What are front and back here?
 
right and left.
 
9:09 AM
Ohh, now I see it, I was being silly
I mean, the picture, I'm still confused about the argument
But like, even for N=4, it looks like there are many complicated ways to double back, for example:
1IJA987
H2BKL6
GC3M5
FED4N
I'm using a different and worse notation where the path goes 1-9A-N...
 
My classification doesn't consider how complicated the path is, except for crossings between two columns, and which crossings are connected on the left side of that border.
 
Oh interesting
Sorry, I'm still not seeing it
Like, what would the state description be for this path:
1     7
 2   6
  3 5
   4
 
There's no such description for that path, because the left side isn't filled.
 
Left side isn't filled? What would that look like?
 
Wait a sec, I'm doing some drawing
I mean something like the following, where you start at 1 and go through the right border at 6, then re-enter at small a, go through b c ... to m and go through the border again, then re-enter at A and bounce back right away:
1 d c l m
e 2 k b 6
f j 3 5 a
g h i 4 A
So it is a collection of path fragments, completely describing the left side of a column.
 
9:24 AM
What are the path fragments in this one?
Is it just "6 goes to m", "a goes to A" (this is, row 1 to 2 and row 3 to 4)?
 
No, 1 to 6, break, a to m, break, then A.
 
Is the defining property here that a path fragment ends on a column further right or the same column?
 
Path fragments end at exactly that column (column 5 in the figure, 1-indexed)
 
Ah, ok
Does the left side being filled mean that all columns to the left of that column are fully occupied?
 
Yes.
 
9:33 AM
And those are the "states" of the transition matrix?
 
Yes, by keeping only the information that describes the rightmost known column.
 
0
Q: Music with pi and e(eulers number)

TanmayMusic with pi and e(eulers number) Because I forgot to celebrate the pi-day(14.3) lets celebrate with pi, e and music!
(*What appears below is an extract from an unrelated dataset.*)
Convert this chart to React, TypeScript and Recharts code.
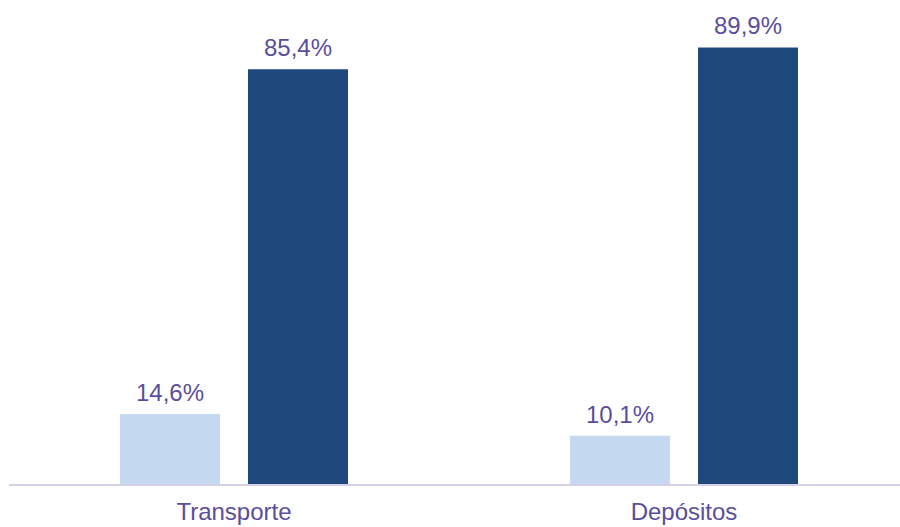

Challenge No, we don't have time to eat a pi-pizza, lets make a program. What you need is 500 digits of pi, and 10 digits of e. The User gives any digit from 0-499 through an in...

 
So say I make a Hamiltonian path with the property that it ends with a segment that starts in the leftmost column, and travels rightward at every step (possibly diagonally). That is, I contrive it to fill all but one cell in each column, all touching, then travel left to right to the finish completing the path. Then no column is filled until we start this last leg, right? What does the list of states encountered looked like?
 
To clarify: when the columns are filled doesn't matter. However, if you cut the completely-filled board on a particular column, you'll always end up with a path (from the start) and some U segments.
 
Oh, thanks, I think this was the bit I was not understanding
 
9:45 AM
e.g. If you have a fully connected path of 1..7 then a..q then A..D:
1 d c l m n o
e 2 k b 6 7 p
f j 3 5 a q C
g h i 4 A B D
Then consider only first five columns, which gives exactly the picture before
Then you get a path starting at 1 and ending at 6, then a U-shaped path fragment starting at a and ending at m, then a (single-cell) U-shaped path of A.
 
OK, I think my trouble is I was thinking of each state as being a property of the path up to some number of steps along it, not the completed trip up to some number of columns. Lemme see if I can convince myself that the transitions from one column's states to the next are fully described and counted by those states and not any external data.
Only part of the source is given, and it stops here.